The CB350 retured 32kmpl in our city and highway test runs. The figure is quite decent considering the fact that the bike has poor low and mid-range and to overtake, you need to open the throttle quite a lot. So with a fuel tank capacity of 15-litres, the CB350 can be ridden for approximately 450kms before heading to a petrol pump.
Fitness of purpose
The CB350 is largely suitable for riders who have been riding 125cc-150cc motorcyles for many years. But now, they want something more from their bike, something that will be easy for them to ride and also exhibit a sense of arrival in life. The CB350 that way fits that requirement quite easily. And now with its Bigwing showroom association, the CB350 has managed to become one great aspirational motorcycle to have.
The CB350 is priced at Rs 2.25 lakh on-road Mumbai and with this bike, it is clear that Honda is very serious about this segment. So serious that, it plans to bring in more motorcycles. But after spending close to three days with the bike, we can say that the CB350 is such a charming and comfortable motorcycle to have. It checks most of the right boxes. The engine is extremely refined and smooth. It has good performance. The riding stance is upright. The pillion too, can have a very good time. And it’s actually fun to live with on daily basis. But the most important aspect here is that the CB350 is such a head turner even with its simple classic lines. And then there are so many nice colour options to choose from.

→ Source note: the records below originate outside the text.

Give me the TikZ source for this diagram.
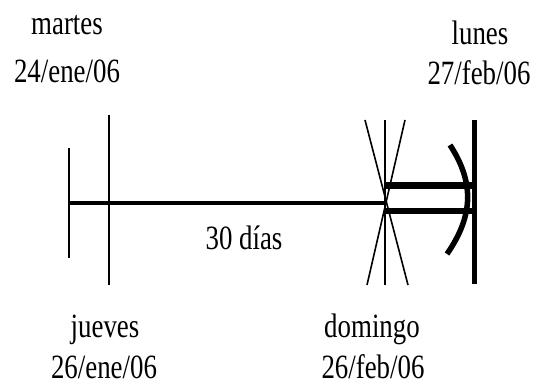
\documentclass[tikz,border=0pt]{standalone}
\usepackage{fontspec}
\setmainfont[FakeStretch=0.79]{Liberation Serif}
\begin{document}
\begin{tikzpicture}[x=1pt,y=-1pt,
  lbl/.style={anchor=base,inner sep=0pt,font=\fontsize{34}{40}\selectfont},
  thin/.style={line width=2pt},
  xline/.style={line width=1.6pt},
  thick/.style={line width=6.5pt},
  bar/.style={line width=5.5pt}]
\useasboundingbox (0,0) rectangle (536,385);
% coordinates
\coordinate (a1) at (69,148);  \coordinate (a2) at (69,258);
\coordinate (j1) at (109,115); \coordinate (j2) at (109,285);
\coordinate (d1) at (385,120); \coordinate (d2) at (385,285);
\coordinate (x1) at (365,120); \coordinate (x2) at (408,285);
\coordinate (y1) at (405,120); \coordinate (y2) at (367,285);
\coordinate (m0) at (69,203);  \coordinate (m1) at (386,203);
\coordinate (u0) at (385,185.5); \coordinate (u1) at (472,185.5);
\coordinate (l0) at (385,211); \coordinate (l1) at (472,211);
\coordinate (r1) at (474.5,120); \coordinate (r2) at (474.5,284);
\coordinate (h1) at (450,145); \coordinate (h2) at (447,254);
% lines
\draw[thin] (a1) -- (a2);
\draw[thin] (j1) -- (j2);
\draw[line width=3.5pt] (m0) -- (m1);
\draw[thin] (d1) -- (d2);
\draw[xline] (x1) -- (x2);
\draw[xline] (y1) -- (y2);
\draw[thick] (u0) -- (u1);
\draw[thick] (l0) -- (l1);
\draw[bar] (r1) -- (r2);
\draw[line width=5.5pt] (h1) .. controls (474,182) and (474,215) .. (h2);
% labels
\node[lbl] (t1) at (67,35) {martes};
\node[lbl] (t2) at (67,83) {24/ene/06};
\node[lbl] (t3) at (480,45) {lunes};
\node[lbl] (t4) at (479,85) {27/feb/06};
\node[lbl] (t5) at (244,250) {30 días};
\node[lbl] (t6) at (105,337) {jueves};
\node[lbl] (t7) at (104,378) {26/ene/06};
\node[lbl] (t8) at (372,337) {domingo};
\node[lbl] (t9) at (373,378) {26/feb/06};
\end{tikzpicture}
\end{document}
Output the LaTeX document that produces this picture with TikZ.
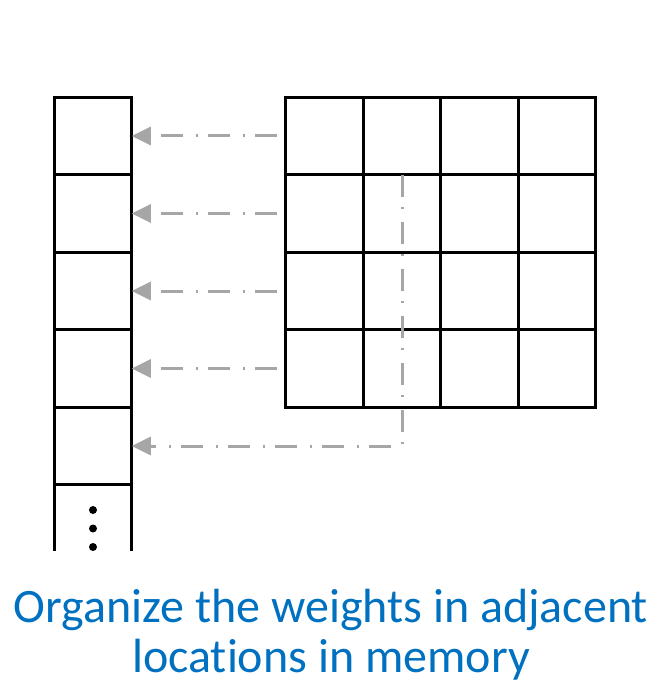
\documentclass[tikz,border=0pt]{standalone}
\usepackage{fontspec}
\setmainfont{Carlito}[Ligatures={NoCommon}]
\usetikzlibrary{arrows.meta}
\definecolor{arrgray}{HTML}{A6A6A6}
\definecolor{txtblue}{HTML}{0070C0}
\begin{document}
\begin{tikzpicture}[x=1pt,y=-1pt,
  cell/.style={draw=black,line width=2.7pt,minimum width=77.5pt,minimum height=77.5pt,inner sep=0pt,outer sep=0pt},
  mapline/.style={draw=arrgray,line width=3pt,dash pattern=on 22pt off 10pt on 2pt off 13pt,
    -{Triangle[length=19pt,width=18pt]}},
  caption/.style={text=txtblue,font=\fontsize{48}{48}\selectfont,anchor=base,inner sep=0pt}]
\useasboundingbox (0,0) rectangle (652,684);
% memory column
\foreach \i/\y in {1/136,2/213.5,3/291,4/368.5,5/446}{
  \node[cell] (m\i) at (93,\y) {};
}
\draw[line width=2.7pt] (m5.south west) -- ++(0,66);
\draw[line width=2.7pt] (m5.south east) -- ++(0,66);
\fill (93,510) circle (4);
\fill (93,528.5) circle (4);
\fill (93,547) circle (4);
% weight grid
\foreach \r/\y in {1/136,2/213.5,3/291,4/368.5}{
  \foreach \c/\x in {1/324.5,2/402,3/479.5,4/557}{
    \node[cell] (g\r\c) at (\x,\y) {};
  }
}
% arrows
\foreach \r in {1,2,3,4}{
  \coordinate (a\r) at ([xshift=-9pt]g\r1.west);
  \draw[mapline] (a\r) -- (m\r.east);
}
\draw[mapline] (g22.north) |- (m5.east);
% caption
\node[caption] (t1) at (331,622) {Organize the weights in adjacent};
\node[caption] (t2) at (331,672) {locations in memory};
\end{tikzpicture}
\end{document}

But there are a few more things we expected from this Honda. Things like better overtaking abilities. A torquier engine. And a suspension setup that makes you feel at home. So we’d recommend you to buy the CB350 only if the showroom is available in your city. Because once you bring the bike, you have to keep it in good shape right and that’s obviously possible only at official SVCs. I mean you can definitely take it to your local garage, but then you are bound to void the warranty and you wouldn’t want that happening to your bike.